The measures would protect abortion access within Philadelphia, update the city’s anti-discrimination law to protect reproductive health decisions, and bar city resources from being used to cooperate with out-of-state investigations.
Three Philadelphia City Council members have introduced legislation aimed at protecting abortion access within city limits and establishing privacy protection laws for those seeking or providing reproductive health care in the city.
The joint legislation was introduced by councilmembers Helen Gym (At-Large), Kendra Brooks (At-Large), and Jamie Gauthier (3rd District).
The measures would:
● Limit the sharing of information on reproductive healthcare decisions for the purposes of prosecution or civil suits.
● Protect patients and providers from “vigilante” lawsuits related to reproductive healthcare decisions by enacting a right to counter-sue.
● Update Philadelphia’s anti-discrimination laws to protect reproductive health decisions from workplace discrimination and retaliation.
The legislative package also aims to work with providers to increase safety at clinics, and to create an abortion access task force and to support allocating additional city funds to help offset the costs of abortions and reproductive care among other requests.
“We want to affirm our municipal rights at this time to be able to establish new protections for individuals, for people here in this city and to be able to send that message broadly across the state and across the country,” Gym said during a press conference Wednesday to announce the legislation.
While Philadelphia City Council members who support the measure expect pushback, Gym said she hoped the bills would set some legal precedent and “advance new territory” in protecting reproductive health decisions.
Philadelphia isn’t the first municipality in the commonwealth to consider local regulations around abortion access.
Pittsburgh City Council passed three bills in July aimed at protecting access to abortion locally.
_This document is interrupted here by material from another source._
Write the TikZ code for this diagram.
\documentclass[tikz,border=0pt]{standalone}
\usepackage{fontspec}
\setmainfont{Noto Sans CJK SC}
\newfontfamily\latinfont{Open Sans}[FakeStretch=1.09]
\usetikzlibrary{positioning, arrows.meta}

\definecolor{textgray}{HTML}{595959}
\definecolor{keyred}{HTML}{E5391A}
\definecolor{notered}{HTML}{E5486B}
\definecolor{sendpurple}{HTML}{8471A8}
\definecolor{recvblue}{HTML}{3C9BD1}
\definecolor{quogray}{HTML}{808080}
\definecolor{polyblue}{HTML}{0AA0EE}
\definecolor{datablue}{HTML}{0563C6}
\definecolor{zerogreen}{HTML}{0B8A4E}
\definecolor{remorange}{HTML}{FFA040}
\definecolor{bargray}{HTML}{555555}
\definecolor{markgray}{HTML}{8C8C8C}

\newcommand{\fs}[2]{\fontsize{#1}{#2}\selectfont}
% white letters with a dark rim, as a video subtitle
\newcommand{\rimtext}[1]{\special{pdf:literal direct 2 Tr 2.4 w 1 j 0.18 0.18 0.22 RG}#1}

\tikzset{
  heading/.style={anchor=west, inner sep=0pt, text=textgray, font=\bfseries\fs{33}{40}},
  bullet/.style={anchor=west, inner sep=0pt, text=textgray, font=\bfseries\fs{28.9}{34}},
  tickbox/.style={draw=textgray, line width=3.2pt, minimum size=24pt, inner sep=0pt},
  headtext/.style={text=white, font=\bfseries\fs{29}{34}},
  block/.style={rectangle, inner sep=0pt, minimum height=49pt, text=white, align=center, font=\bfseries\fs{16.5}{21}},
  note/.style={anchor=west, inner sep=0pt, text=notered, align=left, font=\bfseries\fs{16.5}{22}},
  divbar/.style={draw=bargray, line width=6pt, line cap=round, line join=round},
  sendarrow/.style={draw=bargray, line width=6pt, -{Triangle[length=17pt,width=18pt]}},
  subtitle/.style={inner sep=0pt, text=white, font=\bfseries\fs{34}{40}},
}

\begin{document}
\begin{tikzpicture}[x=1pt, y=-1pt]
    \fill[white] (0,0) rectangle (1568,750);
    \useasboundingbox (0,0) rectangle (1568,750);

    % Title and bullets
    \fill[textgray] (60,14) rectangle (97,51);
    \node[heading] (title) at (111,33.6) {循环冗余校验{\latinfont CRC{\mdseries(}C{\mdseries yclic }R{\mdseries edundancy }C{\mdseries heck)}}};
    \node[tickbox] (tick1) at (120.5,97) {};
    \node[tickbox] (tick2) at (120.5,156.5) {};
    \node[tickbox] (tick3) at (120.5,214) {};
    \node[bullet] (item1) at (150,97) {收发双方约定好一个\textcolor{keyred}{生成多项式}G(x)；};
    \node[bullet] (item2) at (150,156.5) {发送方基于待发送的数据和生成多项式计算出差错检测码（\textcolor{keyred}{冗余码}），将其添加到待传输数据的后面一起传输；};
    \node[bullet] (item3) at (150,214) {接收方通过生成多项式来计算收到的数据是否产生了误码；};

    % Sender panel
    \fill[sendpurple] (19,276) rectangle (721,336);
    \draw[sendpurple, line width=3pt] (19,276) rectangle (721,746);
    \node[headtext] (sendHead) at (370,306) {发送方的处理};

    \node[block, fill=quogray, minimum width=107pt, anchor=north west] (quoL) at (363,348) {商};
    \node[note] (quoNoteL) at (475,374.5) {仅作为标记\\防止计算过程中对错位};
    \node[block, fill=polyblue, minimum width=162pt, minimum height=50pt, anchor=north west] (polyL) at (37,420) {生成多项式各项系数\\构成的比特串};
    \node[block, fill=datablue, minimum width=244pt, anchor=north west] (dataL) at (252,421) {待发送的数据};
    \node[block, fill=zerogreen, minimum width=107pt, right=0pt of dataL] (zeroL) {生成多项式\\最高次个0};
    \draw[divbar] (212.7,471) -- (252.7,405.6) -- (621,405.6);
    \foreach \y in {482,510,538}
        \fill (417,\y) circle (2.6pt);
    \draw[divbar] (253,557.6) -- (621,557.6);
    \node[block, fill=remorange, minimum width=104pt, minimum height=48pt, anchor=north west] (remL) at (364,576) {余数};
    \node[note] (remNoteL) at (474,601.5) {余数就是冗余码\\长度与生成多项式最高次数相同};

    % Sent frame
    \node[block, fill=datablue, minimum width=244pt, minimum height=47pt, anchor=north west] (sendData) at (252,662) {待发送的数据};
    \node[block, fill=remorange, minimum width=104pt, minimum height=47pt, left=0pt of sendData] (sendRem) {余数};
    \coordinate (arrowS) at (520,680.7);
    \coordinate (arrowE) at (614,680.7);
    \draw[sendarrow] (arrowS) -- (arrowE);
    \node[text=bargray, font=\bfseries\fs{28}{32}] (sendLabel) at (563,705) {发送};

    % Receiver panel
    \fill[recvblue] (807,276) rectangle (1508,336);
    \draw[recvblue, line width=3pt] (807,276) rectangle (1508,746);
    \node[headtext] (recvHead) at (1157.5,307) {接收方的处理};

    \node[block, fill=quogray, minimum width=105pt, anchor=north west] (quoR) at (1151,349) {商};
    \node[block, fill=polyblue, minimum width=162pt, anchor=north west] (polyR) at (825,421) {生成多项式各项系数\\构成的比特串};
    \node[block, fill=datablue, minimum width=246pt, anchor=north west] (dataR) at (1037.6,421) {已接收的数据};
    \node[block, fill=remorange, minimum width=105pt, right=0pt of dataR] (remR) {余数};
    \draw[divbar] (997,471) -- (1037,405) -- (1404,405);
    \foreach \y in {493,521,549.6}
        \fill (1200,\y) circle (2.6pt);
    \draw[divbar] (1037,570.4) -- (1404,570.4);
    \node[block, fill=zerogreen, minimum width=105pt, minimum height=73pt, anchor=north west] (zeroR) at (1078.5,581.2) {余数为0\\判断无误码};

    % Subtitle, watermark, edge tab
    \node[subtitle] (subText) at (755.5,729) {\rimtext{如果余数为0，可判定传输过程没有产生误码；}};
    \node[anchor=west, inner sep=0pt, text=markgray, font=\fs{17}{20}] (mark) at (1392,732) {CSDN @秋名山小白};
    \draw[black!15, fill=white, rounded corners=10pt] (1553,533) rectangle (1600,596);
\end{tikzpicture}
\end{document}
Those measures included a law that protects abortion providers from out-of-state investigations — known as a shield law and legislation that requires local law enforcement agencies to deprioritize the enforcement of any criminal ban on abortion enacted at the state level.
The third Pittsburgh bill increased scrutiny on practices at pregnancy crisis centers, which often work to dissuade pregnant women from seeking abortions. It creates a complaint process for what the council said were deceptive practice and a way to refer those complaints for possible criminal investigation.
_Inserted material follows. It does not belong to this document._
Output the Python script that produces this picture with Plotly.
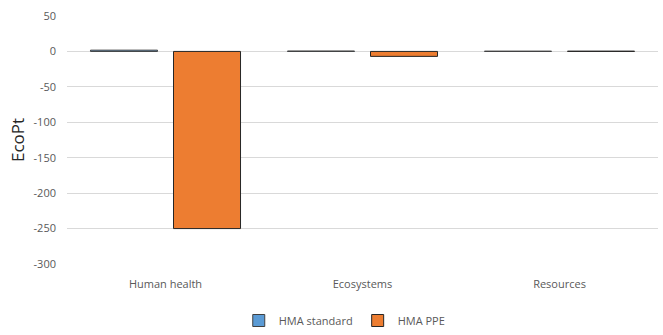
import plotly.graph_objects as go

categories = ["Human health", "Ecosystems", "Resources"]
hma_standard = [1.8, 0.6, 0.4]
hma_ppe = [-250, -7, 0.4]
tick_vals = [50, 0, -50, -100, -150, -200, -250, -300]
tick_text = ["50", "0", "-50", "-100", "-150", "-200", "-250", "-300"]

fig = go.Figure()
fig.add_trace(go.Bar(x=categories, y=hma_standard, name="HMA standard",
                     marker=dict(color="#5B9BD5", line=dict(color="#404040", width=1))))
fig.add_trace(go.Bar(x=categories, y=hma_ppe, name="HMA PPE",
                     marker=dict(color="#ED7D31", line=dict(color="#262626", width=1))))

fig.update_layout(
    width=663, height=335,
    margin=dict(l=67, r=5, t=16, b=71),
    paper_bgcolor="white", plot_bgcolor="white",
    barmode="group", bargap=0.157, bargroupgap=0.193,
    font=dict(family="Open Sans, Calibri, sans-serif", color="#595959", size=11),
    legend=dict(orientation="h", x=0.52, xanchor="center", xref="container",
                y=-0.008, yanchor="bottom", yref="container",
                font=dict(size=11, color="#595959"), traceorder="normal",
                itemwidth=30, tracegroupgap=0),
    yaxis=dict(range=[-300, 50], tickvals=tick_vals, ticktext=tick_text,
               showgrid=True, gridcolor="#D9D9D9",
               zeroline=True, zerolinecolor="#D9D9D9", zerolinewidth=1,
               title=dict(text="EcoPt", font=dict(size=17, color="#262626"), standoff=4),
               tickfont=dict(size=11, color="#595959"), ticks="", showline=False,
               ticklabelstandoff=10),
    xaxis=dict(showgrid=False, showline=False, ticks="",
               tickfont=dict(size=11, color="#595959"), ticklabelstandoff=12),
)

fig.write_html("out.html")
Pennsylvania’s Democratic Gov. Tom Wolf signed an executive order in July protecting out-of-state individuals seeking abortion services in the commonwealth, as well as for the medical professionals who provide the services.
These efforts to protect abortion access in Pensylvania follow the US Supreme Court’s June decision overturning Roe v. Wade, a ruling that pushed regulating abortions to states. The proposed Philadelphia legislation comes less than two months before midterm elections that will likely decide the future of abortion access in Pennsylvania moving forward.
On Tuesday, Republican US Sen. Lindsey Graham introduced a bill to ban abortions nationwide after 15 weeks. The bill won’t be considered before November since Democrats currently control the Senate.
Since the fall of Roe v. Wade at the end of June, sudden abortion bans and restrictions in neighboring states have made it necessary for more people to travel to Pennsylvania for abortion services.
In 2020, there were 32,123 abortions performed in Pennsylvania, according to a report from the state Department of Health, with out-of-state patients accounting for 2,144 of those abortions.
Planned Parenthood Keystone estimates that 8,500 out-of-state patients could flock to Pennsylvania to seek abortion care this year. In particular, Planned Parenthood expects many of them will arive from neighboring states like Ohio, which passed a ban on abortions after 6 weeks in 2019, and West Virginia, where the state legislature just passed a ban on nearly all abortions, with narrow exceptions to save the pregnant person’s life or in cases of rape or incest, so long as the victim reports the crime. Abortion had been legal up to 20 weeks since July, when a state judge blocked a pre-Roe ban that dated back to the 19th century.
Since the end of June, staff at the Allegheny Reproductive Health Center in Pittsburgh have been answering 10x more phone calls and are helping 3x the number of patients, Dr. Sheila Ramgopal, OBGYN and CEO of the center, said. About 60% to 70% of current patients are from out of state, up from the center’s typical 30% rate.
Information from the Associated Press was used in this story.